The details are interesting, but there isn't anything conceptually new in this New York Times piece anticipating AT&T and Verizon quarterly reports. Indeed, the tale already is getting a bit old: Landlines are fading antique curios and the cellular market is saturated. To survive, phone companies must move aggressively with fiber, 3G and 4G wireless while grabbing revenue from video and advanced wireless applications.
To say that the phone companies have a less protected position than they did a generation ago is an understatement. Much of what legislators and regulators wanted has come to pass. Of course, they didn't anticipate how quickly technology would evolve and how competition would manifest itself. But they were smart enough to know that dramatic things would happen.
The job is not complete, however. Depending on one's point of view, what remains to be done is either fine-tuning or establishing the next set of fundamental building blocks. Almost all the issues on the table can be seen through one of these lenses.
For instance, the industry must settle the ongoing battle between carriers -- mostly Comcast and the other cable operators -- and regulators over how deeply they can peer into packets and under what conditions they can throttle down an application's access to resources.
Comcast says this is legitimate network management.

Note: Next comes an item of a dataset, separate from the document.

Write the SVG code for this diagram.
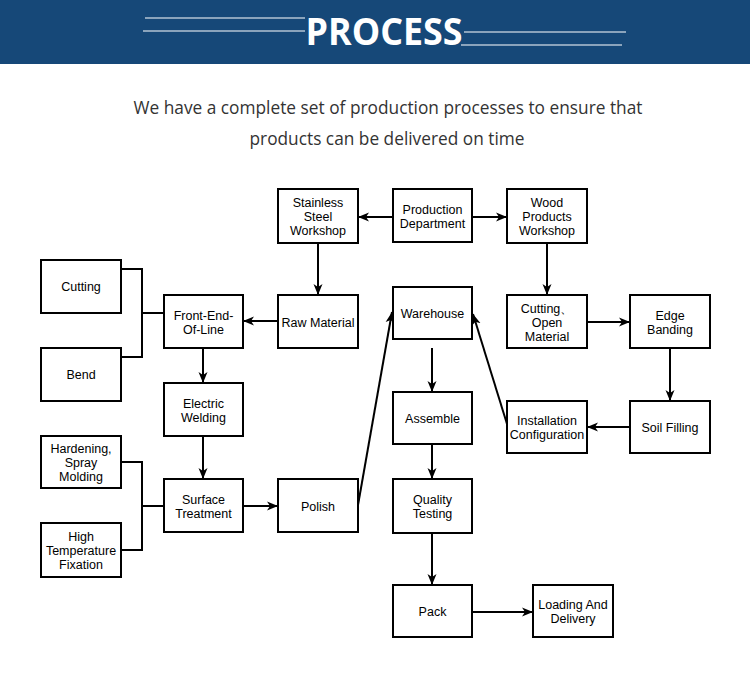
<svg xmlns="http://www.w3.org/2000/svg" width="750" height="683" viewBox="0 0 750 683">
<defs>
<marker id="ah" markerUnits="userSpaceOnUse" markerWidth="12" markerHeight="10" refX="11" refY="5" orient="auto">
<path d="M0,0.5 L11,5 L0,9.5 L3,5 Z" fill="#000"/>
</marker>
</defs>
<style>
.box{fill:#fff;stroke:#000;stroke-width:2}
.t{font-family:"Liberation Sans",Arial,sans-serif;font-size:12.5px;fill:#000;text-anchor:middle}
.c{fill:none;stroke:#000;stroke-width:2}
.a{fill:none;stroke:#000;stroke-width:2;marker-end:url(#ah)}
.hl{stroke:#fff;stroke-width:1.2}
</style>
<rect x="0" y="0" width="750" height="64" fill="#164878"/>
<g id="header">
<line class="hl" x1="145" y1="18" x2="305" y2="18"/>
<line class="hl" x1="143" y1="31" x2="305" y2="31"/>
<line class="hl" x1="464" y1="32" x2="626" y2="32"/>
<line class="hl" x1="461" y1="45" x2="622" y2="45"/>
<text x="384" y="45" font-family="'Open Sans','Liberation Sans',sans-serif" font-weight="bold" font-size="38" fill="#fff" text-anchor="middle" textLength="157" lengthAdjust="spacingAndGlyphs">PROCESS</text>
</g>
<g id="subtitle" font-family="'Open Sans','Liberation Sans',sans-serif" font-size="19" fill="#333" text-anchor="middle">
<text x="388" y="114" textLength="509" lengthAdjust="spacingAndGlyphs">We have a complete set of production processes to ensure that</text>
<text x="387" y="145" textLength="275" lengthAdjust="spacingAndGlyphs">products can be delivered on time</text>
</g>
<g id="connectors">
<line class="a" x1="393" y1="217" x2="358" y2="217"/>
<line class="a" x1="472" y1="217" x2="507" y2="217"/>
<line class="a" x1="318" y1="243" x2="318" y2="295"/>
<line class="a" x1="547" y1="243" x2="547" y2="295"/>
<line class="a" x1="278" y1="321" x2="243" y2="321"/>
<polyline class="c" points="121,269 142,269 142,357 121,357"/>
<line class="c" x1="142" y1="313" x2="164" y2="313"/>
<line class="a" x1="203" y1="348" x2="203" y2="383"/>
<line class="a" x1="203" y1="436" x2="203" y2="479"/>
<polyline class="c" points="121,462 142,462 142,550 121,550"/>
<line class="c" x1="142" y1="506" x2="164" y2="506"/>
<line class="a" x1="243" y1="506" x2="278" y2="506"/>
<line class="a" x1="358" y1="505" x2="392" y2="312"/>
<line class="a" x1="432" y1="348" x2="432" y2="392"/>
<line class="a" x1="432" y1="444" x2="432" y2="479"/>
<line class="a" x1="432" y1="533" x2="432" y2="585"/>
<line class="a" x1="472" y1="612" x2="533" y2="612"/>
<line class="a" x1="587" y1="322" x2="630" y2="322"/>
<line class="a" x1="670" y1="348" x2="670" y2="401"/>
<line class="a" x1="630" y1="427" x2="587" y2="427"/>
<line class="a" x1="507" y1="424" x2="473" y2="314"/>
</g>
<g id="n-production"><rect class="box" x="393" y="189" width="79" height="53"/><text class="t" x="432.5" y="214">Production</text><text class="t" x="432.5" y="228">Department</text></g>
<g id="n-stainless"><rect class="box" x="278" y="189" width="80" height="54"/><text class="t" x="318" y="207">Stainless</text><text class="t" x="318" y="221">Steel</text><text class="t" x="318" y="235">Workshop</text></g>
<g id="n-wood"><rect class="box" x="507" y="189" width="80" height="54"/><text class="t" x="547" y="207">Wood</text><text class="t" x="547" y="221">Products</text><text class="t" x="547" y="235">Workshop</text></g>
<g id="n-cutting"><rect class="box" x="41" y="260" width="80" height="53"/><text class="t" x="81" y="291">Cutting</text></g>
<g id="n-frontend"><rect class="box" x="164" y="295" width="79" height="53"/><text class="t" x="203.5" y="320">Front-End-</text><text class="t" x="203.5" y="334">Of-Line</text></g>
<g id="n-raw"><rect class="box" x="278" y="295" width="80" height="53"/><text class="t" x="318" y="327">Raw Material</text></g>
<g id="n-warehouse"><rect class="box" x="393" y="287" width="79" height="52"/><text class="t" x="432.5" y="318">Warehouse</text></g>
<g id="n-cutopen"><rect class="box" x="507" y="295" width="80" height="53"/><text class="t" x="547" y="313">Cutting、</text><text class="t" x="547" y="327">Open</text><text class="t" x="547" y="341">Material</text></g>
<g id="n-edge"><rect class="box" x="630" y="295" width="80" height="53"/><text class="t" x="670" y="320">Edge</text><text class="t" x="670" y="334">Banding</text></g>
<g id="n-bend"><rect class="box" x="41" y="348" width="80" height="53"/><text class="t" x="81" y="379">Bend</text></g>
<g id="n-welding"><rect class="box" x="164" y="383" width="79" height="53"/><text class="t" x="203.5" y="408">Electric</text><text class="t" x="203.5" y="422">Welding</text></g>
<g id="n-assemble"><rect class="box" x="393" y="392" width="79" height="52"/><text class="t" x="432.5" y="423">Assemble</text></g>
<g id="n-install"><rect class="box" x="507" y="401" width="80" height="52"/><text class="t" x="547" y="425">Installation</text><text class="t" x="547" y="439">Configuration</text></g>
<g id="n-soil"><rect class="box" x="630" y="401" width="80" height="52"/><text class="t" x="670" y="432">Soil Filling</text></g>
<g id="n-hardening"><rect class="box" x="41" y="436" width="80" height="52"/><text class="t" x="81" y="453">Hardening,</text><text class="t" x="81" y="467">Spray</text><text class="t" x="81" y="481">Molding</text></g>
<g id="n-surface"><rect class="box" x="164" y="479" width="79" height="53"/><text class="t" x="203.5" y="504">Surface</text><text class="t" x="203.5" y="518">Treatment</text></g>
<g id="n-polish"><rect class="box" x="278" y="479" width="80" height="53"/><text class="t" x="318" y="511">Polish</text></g>
<g id="n-quality"><rect class="box" x="393" y="479" width="79" height="54"/><text class="t" x="432.5" y="504">Quality</text><text class="t" x="432.5" y="518">Testing</text></g>
<g id="n-hightemp"><rect class="box" x="41" y="523" width="80" height="54"/><text class="t" x="81" y="541">High</text><text class="t" x="81" y="555">Temperature</text><text class="t" x="81" y="569">Fixation</text></g>
<g id="n-pack"><rect class="box" x="393" y="585" width="79" height="52"/><text class="t" x="432.5" y="616">Pack</text></g>
<g id="n-loading"><rect class="box" x="533" y="585" width="80" height="52"/><text class="t" x="573" y="609">Loading And</text><text class="t" x="573" y="623">Delivery</text></g>
</svg>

Others say it is an unfair attempt to put the screws to competitors. The way this issue is settled will affect the market share between the facilities-based cable and phone companies and those who lease capacity on that infrastructure. In this sense, it's no different than the original mandate for carriers to open their networks.
Other issues are equally important in building the new landscape. For instance, in how many states will video providers have to meander from town to town, and in how many will they be able to apply for statewide franchises? The way that issue is settled certainly will influence how much and, in particular, where investments are made in fiber networks such as FiOS and U-Verse.
On the cellular front, how will open access play out? Are announcements saying that any device will be able to hook to any network real or PR? Will such rights be codified into law or implemented by each carrier? In such an environment, what will it take for the Open Handset Alliance's Android, Apple's iPhone, the LiMo Foundation and other approaches to draw the best and brightest developers?
History doesn't matter to savvy telco executives. Most weren't even decision-makers during the monopoly era. Those salad days are over, but the companies still have a lot on their plates. The issues above and others will be played out on the legislative, regulatory and market fronts and are vital. How each hashes out will influence something even bigger: The ongoing evolution of American telecommunications.